Unmistakably this Child of Peace calls us to peace with God and to peace among ourselves. It seems that the Christmas service is the place where one can truly experience the peace that comes from God Himself, hearing the message of the gospel and savoring the Christmas mood. Just as on the historical day of Jesus’ birth, when all who heard the good news had gathered at the manger.
On this occasion I want to be like a child and ask: but why is it that many who leave the church, having heard the message of peace, are not bringers of peace? Why is there no peace on earth? Why is there no peace among people?
Perhaps because Jesus does not rest in the manger at all? Perhaps because every year we lay Him anew in the manger according to our own notions, thereby unwittingly overshadowing the fact that Jesus has not promised to come to us each year as a little child, but He has promised to come a second time, and that will be only once and the last.
And so many, after celebrating Christmas, once the songs have been sung and the candles have gone out, are left with an empty manger. Because the child created in the imagination is not in it. The child has long been the risen Jesus. But the joy of the feast, which so strongly stirred all the senses, has dissipated together with the smoke of the dying candles.

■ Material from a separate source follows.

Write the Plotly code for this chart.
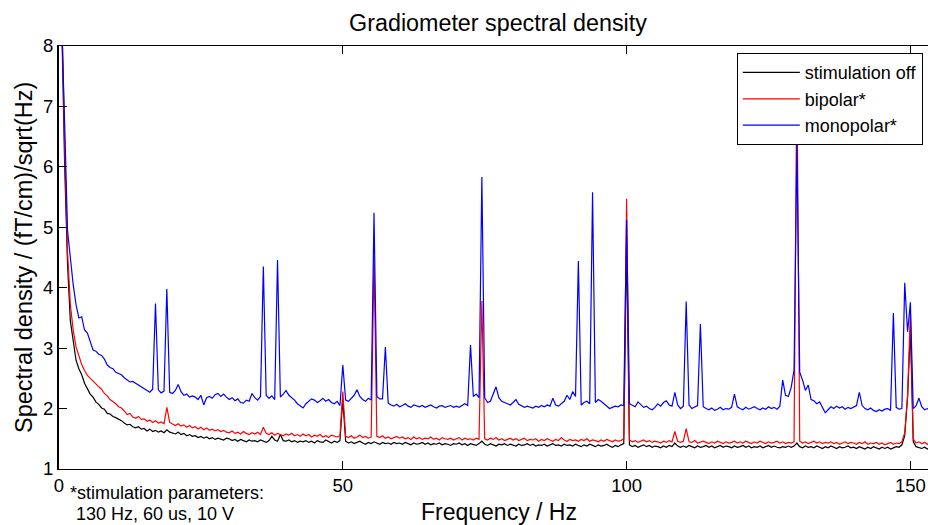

Yet life and socializing go on. How does socializing happen at an empty manger? First of all, by filling it. By filling it with various goods in various ways and by various means. Some giving generously of themselves, others giving generously and also taking for themselves, others more cunning – taking only for themselves. When the manger is at last full, then the dividing of the manger’s contents begins. As the folk saying goes: “At a full manger there are many eaters.” And then the spoons are handed out according to other traditions. The larger ones to the strongest, the smaller ones to the weaker, but the weakest of all are often left empty-handed. Everyone with a spoon, regardless of its size, still has friends and friends of friends, who also need to be served. For a deeper understanding of this truth, another metaphor is useful, one connected with piglets jostling at the trough. And such socializing, sad as it may be, is not characteristic only outside the church. Here it is hard to argue against the scientists who say that the human being differs from the pig, in a sense, by only a few percent. Yes, and the peace, the peace that is so generously given in the newborn Jesus, is simply not there, because Jesus has been cast aside, but the manger has been kept. Perhaps only for a moment, when the belly is full and the pleasures fulfilled, a euphoric peace is experienced.
To some this comparison may seem cruel. I agree. But true – agree with me. For there are only two paths after receiving the revelation that the Christmas message gives us – either to leave the feast together with Jesus and become bringers of peace, or to remain at the empty manger.